The stratum corneum (SC) acts as the main barrier of the skin against exogenous substances (e.g. air pollutants) and against the loss of endogenous substances such as water. The SC consists of keratin-rich dead cells surrounded by crystalline lamellar lipid regions. The main lipid classes are ceramides (CERs), free fatty acids (FFAs), and cholesterol (CHOL). Tropospheric ozone (O3) is a potent oxidant compound that reacts instantly with biological molecules such as lipids and proteins. Although it has been reported that O3 induces biological responses at the cellular level, to the best of our knowledge, there is no information related to the damages O3 can cause at the level of the SC extracellular lipid matrix. The aim of our work was to investigate which SC lipid subclasses are prone to oxidation when exposed to O3 and how the changes in chemical structures affect the lipid organization in a stratum corneum substitute (SCS) membrane. Ultimately, the barrier properties of the SCS were examined. Our studies revealed that O3 induces chemical modifications of the unsaturated bonds in CERs and CHOL. The appearance of carbonyl groups at the headgroup level and the removal of the linoleate moiety of omega­O­acylceramides (CER EOS) impact the lamellar organization of the lipid assembly and to a lesser extent the lateral packing of the lipids. Unexpectedly, these changes improved the barrier function of the SCS.

Cultivating a Three-dimensional Reconstructed Human Epidermis at a Large Scale.

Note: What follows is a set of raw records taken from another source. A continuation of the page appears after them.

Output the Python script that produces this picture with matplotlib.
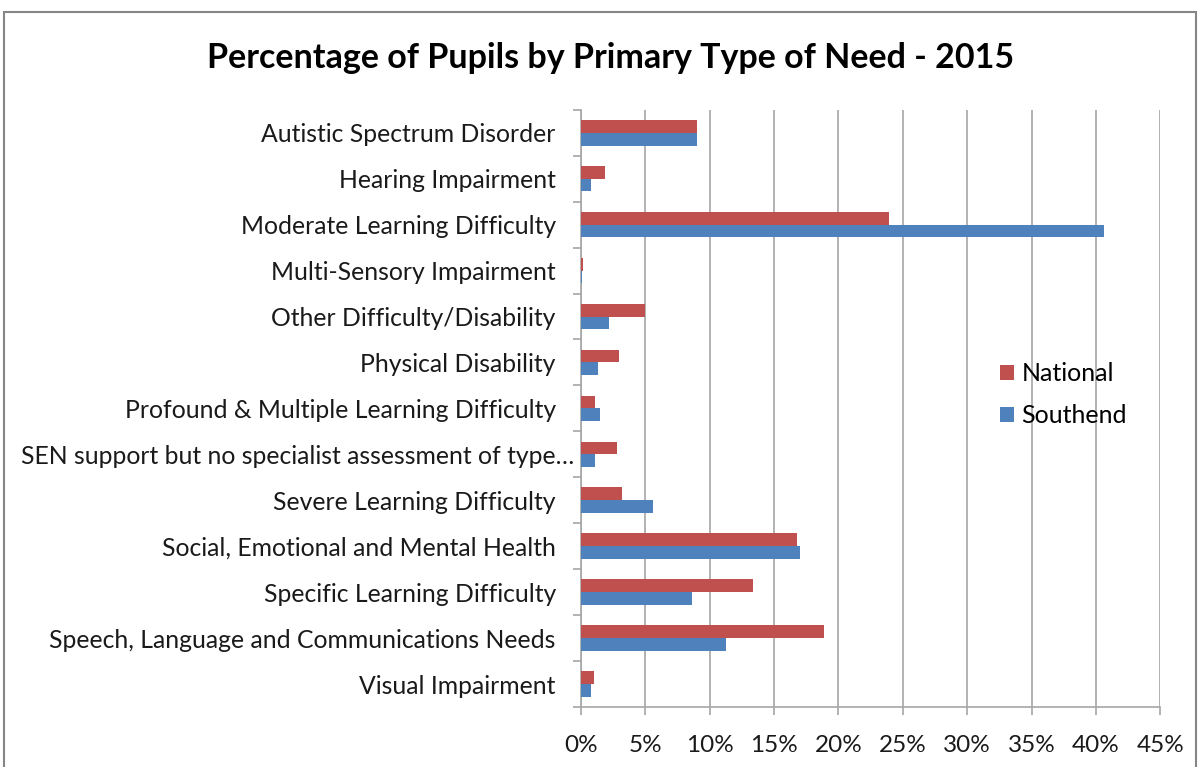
import numpy as np
import matplotlib.pyplot as plt
import matplotlib.transforms as mtransforms
from matplotlib.patches import Rectangle
from matplotlib.ticker import PercentFormatter

plt.rcParams['font.family'] = ['Lato', 'DejaVu Sans']

categories = [
    'Autistic Spectrum Disorder',
    'Hearing Impairment',
    'Moderate Learning Difficulty',
    'Multi-Sensory Impairment',
    'Other Difficulty/Disability',
    'Physical Disability',
    'Profound & Multiple Learning Difficulty',
    'SEN support but no specialist assessment of type…',
    'Severe Learning Difficulty',
    'Social, Emotional and Mental Health',
    'Specific Learning Difficulty',
    'Speech, Language and Communications Needs',
    'Visual Impairment',
]
national = [9.0, 1.9, 23.9, 0.2, 5.0, 3.0, 1.1, 2.8, 3.2, 16.75, 13.4, 18.9, 1.0]
southend = [9.0, 0.8, 40.6, 0.1, 2.2, 1.3, 1.5, 1.1, 5.6, 17.05, 8.6, 11.25, 0.8]

red = '#C0504D'
blue = '#4F81BD'

fig = plt.figure(figsize=(12, 7.67), dpi=100)
ax = fig.add_axes([0.484, 0.078, 0.483, 0.779])

y = np.arange(len(categories))
h = 0.28
ax.barh(y - h / 2, national, height=h, color=red, label='National', zorder=3)
ax.barh(y + h / 2, southend, height=h, color=blue, label='Southend', zorder=3)

ax.set_ylim(len(categories) - 0.5, -0.5)
ax.set_xlim(0, 45)
ax.set_xticks(np.arange(0, 46, 5))
ax.xaxis.set_major_formatter(PercentFormatter(decimals=0))
ax.set_yticks(y)
ax.set_yticklabels(categories)
ax.set_yticks(np.arange(-0.5, len(categories), 1), minor=True)

ax.grid(axis='x', color='#A6A6A6', linewidth=1.2, zorder=0)
for s in ['top', 'right']:
    ax.spines[s].set_visible(False)
for s in ['left', 'bottom']:
    ax.spines[s].set_color('#A6A6A6')
    ax.spines[s].set_linewidth(1.2)

ax.tick_params(axis='y', which='major', length=0, pad=18, labelsize=17.8)
ax.tick_params(axis='y', which='minor', length=6, width=1.2, color='#A6A6A6')
ax.tick_params(axis='x', length=6, width=1.2, color='#A6A6A6', labelsize=17.5, pad=14)
for t in ax.get_yticklabels() + ax.get_xticklabels():
    t.set_color('#1a1a1a')

# truncated label runs up to the axis line
sen = ax.get_yticklabels()[7]
sen.set_transform(sen.get_transform() +
                  mtransforms.ScaledTranslation(0.18, 0, fig.dpi_scale_trans))

ax.legend(loc='upper left', bbox_to_anchor=(0.685, 0.615), frameon=False,
          fontsize=18, handlelength=0.55, handleheight=0.55, handletextpad=0.3,
          labelspacing=0.75)

fig.text(0.509, 0.925, 'Percentage of Pupils by Primary Type of Need - 2015',
         ha='center', va='center', fontsize=24.5, fontweight='bold')

fig.patches.append(Rectangle((4 / 1200, -0.02), 1192 / 1200, 1.02 - 12 / 767,
                             transform=fig.transFigure, fill=False,
                             edgecolor='#868686', linewidth=1.5))

fig.savefig('out.png', dpi=100)
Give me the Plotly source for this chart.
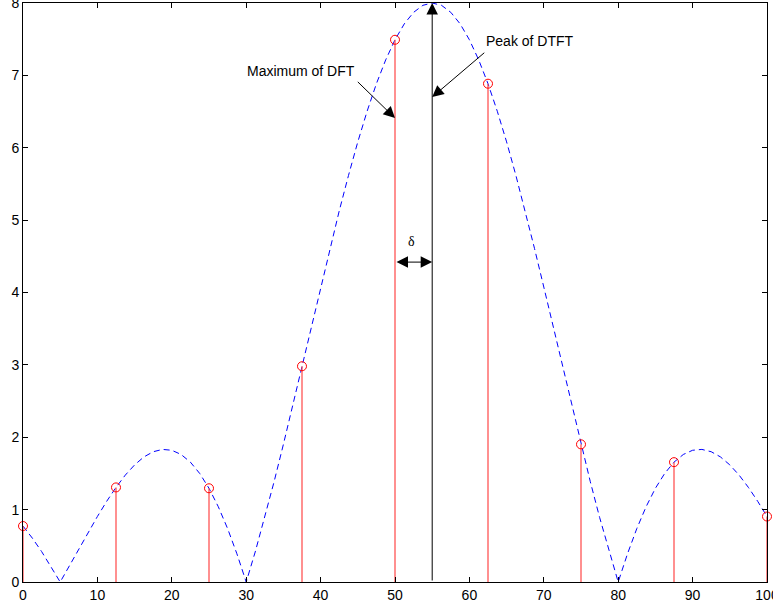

A three-dimensional human epidermis model reconstructed from neonatal primary keratinocytes is presented. Herein, a protocol for the cultivation process and the characterization of the model is described. Neonatal primary keratinocytes are grown submerged on permeable polycarbonate inserts and lifted to the air-liquid interface three days after seeding. After fourteen days of stimulation with defined growth factors and ascorbic acid in high calcium culture medium, the model is fully differentiated. Histological analysis revealed a completely stratified epidermis, mimicking the morphology of native human skin. To characterize the model and its barrier functions, protein levels and localization specific for early-stage keratinocyte differentiation (i.e., keratin 10), late-stage differentiation (i.e., involucrin, loricrin, and filaggrin) and tissue adhesion (i.e., desmoglein 1), were assessed by immunofluorescence. The tissue barrier integrity was further evaluated by measuring transepithelial electrical resistance. Reconstructed human epidermis was responsive to proinflammatory stimuli (i.e., lipopolysaccharide and tumor necrosis factor alpha), leading to increased cytokine release (i.e., interleukin 1 alpha and interleukin 8). This protocol represents a straightforward and reproducible in vitro method to cultivate reconstructed human epidermis as a tool to assess environmental effects and a broad range of skin-related studies.

Bench approaches to study the detrimental cutaneous impact of tropospheric ozone.

Being exposed to ground-level ozone (O3), as it is often the case in polluted cities, is known to have a detrimental impact on skin. O3 induces antioxidant depletion and lipid peroxidation in the upper skin layers and this effect has repercussions on deeper cellular layers, triggering a cascade of cellular stress and inflammatory responses. Repetitive exposure to high levels of O3 may lead to chronic damages of the cutaneous tissue, cause premature skin aging and aggravate skin diseases such as contact dermatitis and urticaria. This review paper debates about the most relevant experimental approaches that must be considered to gather deeper insights about the complex biological processes that are activated when the skin is exposed to O3. Having a better understanding of O3 effects on skin barrier properties and stress responses could help the whole dermato-cosmetic industry to design innovative protective solutions and develop specific cosmetic regime to protect the skin of every citizen, especially those living in areas where exposure to high levels of O3 is of concern to human health.